Lair of Dreams is the long-awaited sequel to Libba Bray's absolutely mah-velous 1920s-set fantasy, The Diviners. The characters are just as engrossing, the rat-a-tat screwball dialogue is as sharp and as nonstop as ever, and the gruesomely dark mystery at this novel's heart is as shiver-inducing - perhaps even more so - than the one in The Diviners.

So was Lair of Dreams better than The Diviners? Not quite.

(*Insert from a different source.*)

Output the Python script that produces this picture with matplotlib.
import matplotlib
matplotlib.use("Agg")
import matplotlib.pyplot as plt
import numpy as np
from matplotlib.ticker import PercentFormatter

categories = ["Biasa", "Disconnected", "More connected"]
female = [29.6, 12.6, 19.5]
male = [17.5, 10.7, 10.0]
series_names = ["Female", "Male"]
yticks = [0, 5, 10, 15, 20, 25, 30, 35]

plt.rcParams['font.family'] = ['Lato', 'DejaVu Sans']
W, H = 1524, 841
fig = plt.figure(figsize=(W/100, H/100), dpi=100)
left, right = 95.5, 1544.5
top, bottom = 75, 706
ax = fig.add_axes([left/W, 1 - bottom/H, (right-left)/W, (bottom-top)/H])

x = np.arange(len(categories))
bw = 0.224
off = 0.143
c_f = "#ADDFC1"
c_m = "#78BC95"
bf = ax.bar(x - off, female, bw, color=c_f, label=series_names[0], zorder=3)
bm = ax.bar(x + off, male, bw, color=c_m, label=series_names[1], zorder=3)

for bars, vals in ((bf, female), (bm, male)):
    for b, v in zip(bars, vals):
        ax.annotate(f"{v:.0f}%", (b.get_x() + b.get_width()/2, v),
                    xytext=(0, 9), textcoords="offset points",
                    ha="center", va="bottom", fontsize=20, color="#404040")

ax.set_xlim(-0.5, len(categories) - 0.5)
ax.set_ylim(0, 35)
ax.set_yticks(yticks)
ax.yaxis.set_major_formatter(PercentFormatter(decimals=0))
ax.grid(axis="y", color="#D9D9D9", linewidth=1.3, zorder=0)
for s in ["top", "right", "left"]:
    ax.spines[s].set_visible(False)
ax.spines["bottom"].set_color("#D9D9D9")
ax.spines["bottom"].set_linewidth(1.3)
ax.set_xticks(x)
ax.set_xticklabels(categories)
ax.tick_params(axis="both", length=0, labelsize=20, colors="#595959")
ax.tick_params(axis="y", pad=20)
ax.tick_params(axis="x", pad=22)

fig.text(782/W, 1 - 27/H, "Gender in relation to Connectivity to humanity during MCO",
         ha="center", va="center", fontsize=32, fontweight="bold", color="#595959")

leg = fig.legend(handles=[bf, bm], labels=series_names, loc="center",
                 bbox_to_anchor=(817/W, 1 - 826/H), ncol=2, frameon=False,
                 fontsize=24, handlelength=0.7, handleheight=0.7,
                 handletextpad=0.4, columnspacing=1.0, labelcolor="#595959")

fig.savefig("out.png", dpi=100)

The Diviners had a diverse and rambunctious cast, and while Lair of Dreams returns to most of them, their stories are unevenly organized and paced, and they're too scattered to really function as a team until the very end. The sad thing is, half the reason the mystery takes so long to solve is because many of the characters barely take the time to talk to each other because they're too engrossed in their own problems.

It's still a whip-smart and entertaining novel, but the all-too-frequent "whoops I didn't tell this character an important tidbit because I magically forgot about it when I picked up the phone" coincidences can become frustrating.

But let's get to the plot, shall we? Ever since Evie O'Neill went public about being a Diviner and using her powers to save the city from Naughty John in the previous novel, New York has been swept up with Diviner fever. People are hosting Diviner parties. Ziegfeld is choreographing a Diviner Dancers Revue. And Evie is now a bona fide celebrity with her own radio show, the Sweetheart Seer.

But beneath all the glitz and glamour, trouble is brewing. After a group of construction workers fall mysteriously ill after discovering a buried subway station in Chinatown, the ensuing Sleeping Sickness awakens a rising tide of bigotry and paranoia as more and more people fall asleep and never wake up. The frightened populace has to point a finger somewhere. Who to blame? The Chinese? The immigrants? Or those strange Diviners?

Through it all, Bray concocts a heady and addictive sense of setting and period, from the sparkling dustbowl dialogue, to the sumptuous descriptions of jiving dance halls and rebellious hotel room parties. Each of our major players has their own narrative arc that settles them squarely within their time period while also making them relatable, interesting, and a little bit magical. Along with that, Bray continues to tease us with increasing hints at a series-long arc involving "Project Buffalo," a secret government Diviner program. Whatever this book's faults, they are minimal compared to the successful narrative plate-spinning Bray achieves with her blending of glamorous time period, bloody horror, timeless teen drama, old-school humour, and social justice.

Lair of Dreams is a worthy successor to The Diviners. I can't wait to read what comes next.

Do Not Read If: You don't like ghosts; you absolutely cannot stand horror or the jeepers creepers in any way, shape, or form; if you dislike Pears Soap and all those who advocate for it; diversity makes you ill, you creepy bigot; you hate fun.